Public Sector Unions and a Bankrupt America

ABC news writes up the “class war” brewing between government employees and their employers – ie, you and me, dear taxpayer. While the report does cover some useful ground, it is an MSM report and thus does give plenty of space for the defenders of the status quo. The most absurd thing is a quote from a liberal pressure group and the AFSCME union stating that, on average, a public sector employee only gets $20,000 per year in pension benefits.

This is supposed to make us feel bad about the poor, little government employees. But as I recall, my dad was only getting about $14,000 per year from Social Security – and he only started getting that at 65. Public sector employees can start collecting their pension at 50, and keep collecting it until death, with regular cost of living increases, even if the cost of living doesn’t go up (say a person lives to 75 and retires at 55, even if its only 20k per year, that is $400,000.00…dad got about $238,000…and he paid for the guys getting 400k!). Additionally, public employee contributions to the plan are minimal…far less than, say, the SS taxes a private sector worker pays.

Additionally, I’ll bet dollars to donuts the figure is far higher than 20k.

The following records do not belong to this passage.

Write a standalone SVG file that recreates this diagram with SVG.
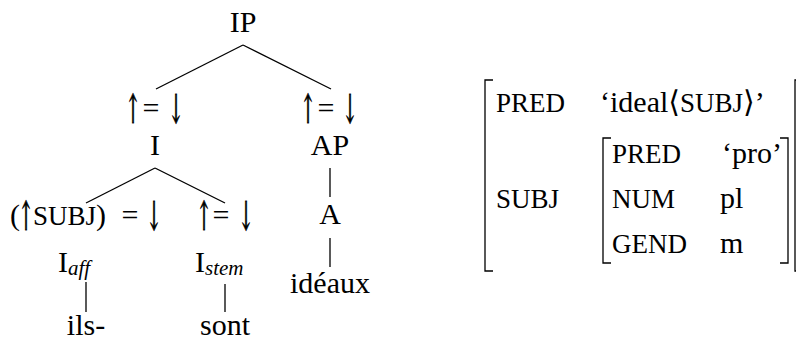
<svg xmlns="http://www.w3.org/2000/svg" width="796" height="342" viewBox="0 0 796 342">
<style>
text{font-family:"Liberation Serif","DejaVu Serif",serif;font-size:30px;fill:#000}
.sc{font-size:27px}
.sub{font-size:21px;font-style:italic}
.ar{font-family:"DejaVu Serif","DejaVu Sans",serif;font-size:40px;text-anchor:middle;fill:#000;stroke:#000;stroke-width:0.9;opacity:0.999}
.m{text-anchor:middle}
line,path{stroke:#000;stroke-width:1.3;fill:none}
</style>
<rect width="796" height="342" fill="#fff"/>
<g id="connectors">
<line x1="243" y1="45" x2="156" y2="89"/>
<line x1="243" y1="45" x2="331" y2="89"/>
<line x1="155" y1="168" x2="86" y2="203"/>
<line x1="155" y1="168" x2="225" y2="203"/>
<line x1="330" y1="168" x2="330" y2="197"/>
<line x1="330" y1="238" x2="330" y2="267"/>
<line x1="86" y1="282" x2="86" y2="312"/>
<line x1="225" y1="284" x2="225" y2="312"/>
</g>
<g id="IP"><text class="m" x="243" y="32">IP</text></g>
<g id="I">
<text class="ar" transform="translate(133 123) scale(0.45 1)">↑</text>
<text class="m" x="151" y="118">=</text>
<text class="ar" transform="translate(176 123) scale(0.45 1)">↓</text>
<text class="m" x="155" y="155">I</text>
</g>
<g id="AP">
<text class="ar" transform="translate(308 123) scale(0.45 1)">↑</text>
<text class="m" x="326" y="118">=</text>
<text class="ar" transform="translate(350 123) scale(0.45 1)">↓</text>
<text class="m" x="330" y="155">AP</text>
</g>
<g id="A"><text class="m" x="330" y="224">A</text></g>
<g id="ideaux"><text class="m" x="330" y="293">idéaux</text></g>
<g id="Iaff">
<text x="10" y="225">(</text>
<text class="ar" transform="translate(26 230) scale(0.45 1)">↑</text>
<text x="33" y="225"><tspan class="sc">SUBJ</tspan>)</text>
<text class="m" x="130" y="225">=</text>
<text class="ar" transform="translate(154 230) scale(0.45 1)">↓</text>
<text x="58" y="272">I<tspan class="sub" dy="3">aff</tspan></text>
</g>
<g id="Istem">
<text class="ar" transform="translate(204 230) scale(0.45 1)">↑</text>
<text class="m" x="221" y="225">=</text>
<text class="ar" transform="translate(246 230) scale(0.45 1)">↓</text>
<text x="195" y="272">I<tspan class="sub" dy="3">stem</tspan></text>
</g>
<g id="ils"><text class="m" x="86" y="335">ils-</text></g>
<g id="sont"><text class="m" x="225" y="335">sont</text></g>
<g id="fstructure">
<path d="M493 80 H485 V271 H493"/>
<path d="M800 80 H795 V271 H800"/>
<text class="sc" x="496" y="112">PRED</text>
<text x="600" y="112">‘ideal⟨<tspan class="sc">SUBJ</tspan>⟩’</text>
<text class="sc" x="496" y="208">SUBJ</text>
<path d="M611 138 H603 V263 H611"/>
<path d="M780 138 H788 V263 H780"/>
<text class="sc" x="612" y="163">PRED</text>
<text x="722" y="163">‘pro’</text>
<text class="sc" x="612" y="208">NUM</text>
<text x="720" y="208">pl</text>
<text class="sc" x="612" y="253">GEND</text>
<text x="720" y="253">m</text>
</g>
</svg>
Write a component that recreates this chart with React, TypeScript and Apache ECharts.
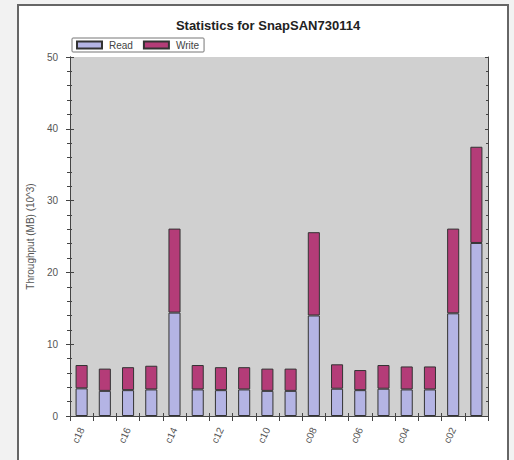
import React, { useEffect, useRef } from "react";
import * as echarts from "echarts";

const categories = ["c18","c17","c16","c15","c14","c13","c12","c11","c10","c09","c08","c07","c06","c05","c04","c03","c02","c01"];
const readValues = [3.85, 3.5, 3.6, 3.7, 14.4, 3.7, 3.6, 3.7, 3.5, 3.5, 14.0, 3.8, 3.6, 3.8, 3.7, 3.7, 14.3, 24.1];
const writeValues = [3.25, 3.1, 3.2, 3.3, 11.7, 3.4, 3.2, 3.1, 3.1, 3.1, 11.6, 3.4, 2.8, 3.3, 3.2, 3.2, 11.8, 13.4];
const titleText = "Statistics for SnapSAN730114";
const yAxisName = "Throughput (MB) (10^3)";
const seriesNames = ["Read", "Write"];

const FONT = "'Liberation Sans', Arial, sans-serif";
const AXIS_COLOR = "#444";
const LABEL_COLOR = "#555";

export default function App() {
  const ref = useRef<HTMLDivElement>(null);
  useEffect(() => {
    if (!ref.current) return;
    const chart = echarts.init(ref.current, undefined, { renderer: "svg" });
    const yBase = {
      type: "value" as const,
      min: 0,
      max: 50,
      interval: 10,
      splitLine: { show: false },
      axisLine: { show: true, lineStyle: { color: AXIS_COLOR, width: 1 } },
    };
    const xBase = {
      type: "category" as const,
      data: categories,
      boundaryGap: true,
      axisLine: { show: true, lineStyle: { color: AXIS_COLOR, width: 1 } },
      splitLine: { show: false },
    };
    chart.setOption({
      animation: false,
      backgroundColor: "#f2f2f2",
      graphic: [
        {
          type: "rect",
          shape: { x: 18, y: 5, width: 490, height: 470 },
          style: { fill: "#ffffff", stroke: "#666", lineWidth: 2 },
          z: -10,
          silent: true,
        },
      ],
      title: {
        text: titleText,
        left: 263,
        textAlign: "center",
        top: 14,
        textStyle: { fontFamily: FONT, fontSize: 13, fontWeight: "bold", color: "#222" },
      },
      legend: {
        left: 72,
        top: 38,
        padding: [2, 5, 2, 4],
        itemWidth: 25,
        itemHeight: 7,
        itemGap: 10,
        borderColor: "#777",
        borderWidth: 1,
        borderRadius: 1,
        backgroundColor: "#ffffff",
        icon: "rect",
        textStyle: { fontFamily: FONT, fontSize: 10, color: "#444", padding: [0, 0, 0, 2] },
        data: seriesNames,
      },
      grid: {
        left: 70,
        right: 26,
        top: 57,
        bottom: 44,
        show: true,
        backgroundColor: "#d0d0d0",
        borderWidth: 0,
      },
      xAxis: [
        {
          ...xBase,
          position: "bottom",
          axisTick: { show: true, inside: false, length: 5, interval: 0, lineStyle: { color: AXIS_COLOR } },
          axisLabel: {
            interval: 1,
            rotate: 65,
            fontFamily: FONT,
            fontSize: 10,
            color: LABEL_COLOR,
            margin: 12,
          },
        },
        {
          ...xBase,
          position: "bottom",
          axisTick: { show: true, inside: true, length: 3, interval: 0, lineStyle: { color: AXIS_COLOR } },
          axisLabel: { show: false },
        },
        {
          ...xBase,
          position: "top",
          axisTick: { show: true, inside: true, length: 4, interval: 0, lineStyle: { color: AXIS_COLOR } },
          axisLabel: { show: false },
        },
      ],
      yAxis: [
        {
          ...yBase,
          position: "left",
          name: yAxisName,
          nameLocation: "middle",
          nameGap: 35,
          nameTextStyle: { fontFamily: FONT, fontSize: 10, color: LABEL_COLOR },
          axisTick: { show: true, inside: false, length: 4, lineStyle: { color: AXIS_COLOR } },
          minorTick: { show: true, splitNumber: 5, length: 3, lineStyle: { color: AXIS_COLOR } },
          axisLabel: { fontFamily: FONT, fontSize: 10, color: LABEL_COLOR, margin: 12 },
        },
        {
          ...yBase,
          position: "left",
          axisTick: { show: true, inside: true, length: 4, lineStyle: { color: AXIS_COLOR } },
          minorTick: { show: true, splitNumber: 5, length: 2, lineStyle: { color: AXIS_COLOR } },
          axisLabel: { show: false },
        },
        {
          ...yBase,
          position: "right",
          axisTick: { show: true, inside: true, length: 3, lineStyle: { color: AXIS_COLOR } },
          minorTick: { show: true, splitNumber: 5, length: 2, lineStyle: { color: AXIS_COLOR } },
          axisLabel: { show: false },
        },
      ],
      series: [
        {
          name: seriesNames[0],
          type: "bar",
          stack: "total",
          xAxisIndex: 0,
          yAxisIndex: 0,
          barWidth: "52%",
          data: readValues,
          itemStyle: { color: "#b4b4e4", borderColor: "#333", borderWidth: 1 },
        },
        {
          name: seriesNames[1],
          type: "bar",
          stack: "total",
          xAxisIndex: 0,
          yAxisIndex: 0,
          barWidth: "52%",
          data: writeValues,
          itemStyle: { color: "#b43c78", borderColor: "#333", borderWidth: 1 },
        },
      ],
    });
    return () => chart.dispose();
  }, []);
  return (
    <div
      ref={ref}
      style={{ position: "fixed", left: 0, top: 0, width: 514, height: 460 }}
    />
  );
}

But aside from that, there are these two stark facts:

1. Public sector pensions are higher than the private sector pensions.

2. Public sector workers can retire much earlier than private sector workers.

That is the unfairness of it – the employees are getting more than the employers. If I hire someone to work for me, he gets paid less than me, period. It is absurd that someone I hire makes more than me – on average, public sector wages should be lower than private sector wages. Adjusted for State and local conditions, of course, but still lower on average.

Secondly, why does a public sector employee get to retire so young? I’ve got to slog it out until I’m 67 before I get my full social security benefits (supposing there even are such by 2031) – why doesn’t my public sector counter-part have to do the same? Heck, even on my employers pension plan, I don’t get it until I hit retirement age…even if I quit tomorrow.

Simple fairness requires a major reduction in public sector pay, as well as an end to early retirement. You can quit your public sector job after 20 or 30 years and keep your pension – but you don’t get it until you reach normal retirement age. No more 50 year old “retirees” living off the public dime or, as if often the case, taking new government employment while keeping the first pension (and thus building up a “double dip” pension in addition to the first).

We’re all supposed to be in this together – and it should be that public sector pay only rises after private sector pay, thus providing an incentive to government workers to increase the wealth of the private economy. To do otherwise is unjust, plain and simple.